Whenever possible, highlight the financial benefit. If you want to sell ten air-conditioners to a small business, emphasize their high ecological standards.
While you’re showing that you understand their position, show them that you have something that will bring benefits to them, and be prepared to address all their objections carefully.
6. Prepare for Rejections and Follow-Ups
Sometimes you will get rejected, regardless of your skills, understanding, and quality of the products you sell.
What’s important in those situations is not to fall in despair but to prepare for a follow-up offer.
You know that situation in which you ask a seller at an open-air market about the price of fruit. When you say that something is expensive, they try to reduce the price.
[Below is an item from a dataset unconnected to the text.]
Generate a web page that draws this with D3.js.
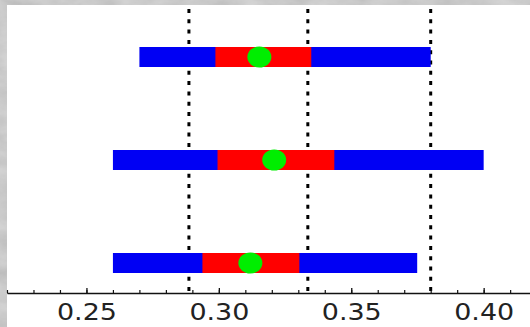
<!DOCTYPE html>
<html>
<head>
<meta charset="utf-8">
<script src="https://cdn.jsdelivr.net/npm/d3@7"></script>
<style>
  body { margin: 0; padding: 0; background: #d4d4d4; }
  svg { display: block; }
  .axis text { font-family: "DejaVu Sans", sans-serif; fill: #222; }
  .axis path, .axis line { stroke: #111; }
</style>
</head>
<body>
<div id="chart"></div>
<script>
// rows, top to bottom
var rows = ["row1", "row2", "row3"];
var lowValues = [0.27, 0.26, 0.26];
var q1Values = [0.2987, 0.2995, 0.2938];
var medianValues = [0.3153, 0.3209, 0.3119];
var q3Values = [0.3349, 0.3436, 0.3304];
var highValues = [0.38, 0.40, 0.3749];

// dotted reference lines
var refLines = [0.2887, 0.3336, 0.38];

// tick values
var majorTicks = [0.25, 0.30, 0.35, 0.40];
var minorTicks = [0.22, 0.23, 0.24, 0.25, 0.26, 0.27, 0.28, 0.29, 0.30, 0.31,
                  0.32, 0.33, 0.34, 0.35, 0.36, 0.37, 0.38, 0.39, 0.40, 0.41];

var width = 530, height = 327;

var svg = d3.select("#chart")
  .append("svg")
  .attr("width", width)
  .attr("height", height);

//marble-ish gray background
var defs = svg.append("defs");
var filter = defs.append("filter").attr("id", "marble");
filter.append("feTurbulence")
  .attr("type", "fractalNoise")
  .attr("baseFrequency", "0.035 0.06")
  .attr("numOctaves", 4)
  .attr("seed", 3);
filter.append("feColorMatrix")
  .attr("type", "matrix")
  .attr("values", "0.33 0.33 0.33 0 0  0.33 0.33 0.33 0 0  0.33 0.33 0.33 0 0  0 0 0 0 1");

svg.append("rect")
  .attr("width", width)
  .attr("height", height)
  .attr("fill", "#d2d2d2");
svg.append("rect")
  .attr("width", width)
  .attr("height", height)
  .attr("fill", "#fff")
  .attr("opacity", 0.3)
  .attr("filter", "url(#marble)");

//white plot panel
svg.append("rect")
  .attr("x", 7)
  .attr("y", 5)
  .attr("width", width - 7)
  .attr("height", height - 5)
  .attr("fill", "#fff");

//scales
var xScale = d3.scaleLinear()
  .domain([0.22, 0.4175])
  .range([7, 530]);

var yScale = d3.scalePoint()
  .domain(rows)
  .range([57, 263]);

var barHeight = 20;
var axisY = 293;

//dotted lines
svg.selectAll(".ref")
  .data(refLines)
  .enter()
  .append("line")
  .attr("class", "ref")
  .attr("x1", function(d) { return xScale(d); })
  .attr("x2", function(d) { return xScale(d); })
  .attr("y1", 9)
  .attr("y2", axisY)
  .style("stroke", "#000")
  .style("stroke-width", 3)
  .style("stroke-dasharray", "4,6.3");

var data = rows.map(function(r, i) {
  return { row: r, low: lowValues[i], q1: q1Values[i], med: medianValues[i],
           q3: q3Values[i], high: highValues[i] };
});

//blue range bars
svg.selectAll(".range")
  .data(data)
  .enter()
  .append("rect")
  .attr("class", "range")
  .attr("x", function(d) { return xScale(d.low); })
  .attr("width", function(d) { return xScale(d.high) - xScale(d.low); })
  .attr("y", function(d) { return yScale(d.row) - barHeight / 2; })
  .attr("height", barHeight)
  .attr("fill", "#0000f4");

//red inner bars
svg.selectAll(".inner")
  .data(data)
  .enter()
  .append("rect")
  .attr("class", "inner")
  .attr("x", function(d) { return xScale(d.q1); })
  .attr("width", function(d) { return xScale(d.q3) - xScale(d.q1); })
  .attr("y", function(d) { return yScale(d.row) - barHeight / 2; })
  .attr("height", barHeight)
  .attr("fill", "#ff0000");

//green markers
svg.selectAll(".med")
  .data(data)
  .enter()
  .append("ellipse")
  .attr("class", "med")
  .attr("cx", function(d) { return xScale(d.med); })
  .attr("cy", function(d) { return yScale(d.row); })
  .attr("rx", 12)
  .attr("ry", 10.5)
  .attr("fill", "#00ee00");

//minor ticks
svg.append("g")
  .attr("class", "axis")
  .attr("transform", "translate(0," + axisY + ")")
  .call(d3.axisBottom(xScale).tickValues(minorTicks).tickSizeInner(-3).tickSizeOuter(0).tickFormat(""))
  .selectAll("line")
  .style("stroke-width", 1.2);

//major ticks with labels
var major = svg.append("g")
  .attr("class", "axis")
  .attr("transform", "translate(0," + axisY + ")")
  .call(d3.axisBottom(xScale).tickValues(majorTicks).tickSizeInner(-5).tickSizeOuter(0)
    .tickFormat(d3.format(".2f")));

major.select(".domain").style("stroke-width", 1.3);
major.selectAll("line").style("stroke-width", 1.3);
major.selectAll("text")
  .attr("y", 27)
  .attr("dy", 0)
  .attr("transform", "scale(1.17,1)")
  .style("font-size", "23px");
</script>
</body>
</html>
That’s the simplest form of a follow-up offer.
Analyze previous rejections
After you’ve ended a sale process without a successful close, think about the offer.
Was it the price or the package of services that made the prospect reject your offer?
Perhaps they would buy it if it was a different period of the month.
You can ask these questions either at the end of your conversation or in the follow-up email.
Also, you may contact your financial department to check if you could tailor a special offer for that client.
Sometimes companies decide to offer packages with more services at a discounted price if that means winning over a big client.
So, analyze your prospect’s answers, make changes to your offer, and send them that email.
These days the procedure for closing sales has become increasingly complicated because the contemporary business world is more complex.
In addition to offline businesses, a deluge of online businesses is being launched as we speak. So, modern salespeople need to be as transparent, intelligent, and knowledgeable as it gets.
With the global nature of the present-day market, it’s important to work on your open-mindedness, as well. Those who manage to adapt to those new circumstances will keep on closing good sales.
We hope that our strategies, examples, and takeaways will encourage both new and new salespeople to broaden their horizons and stay ahead of the curve.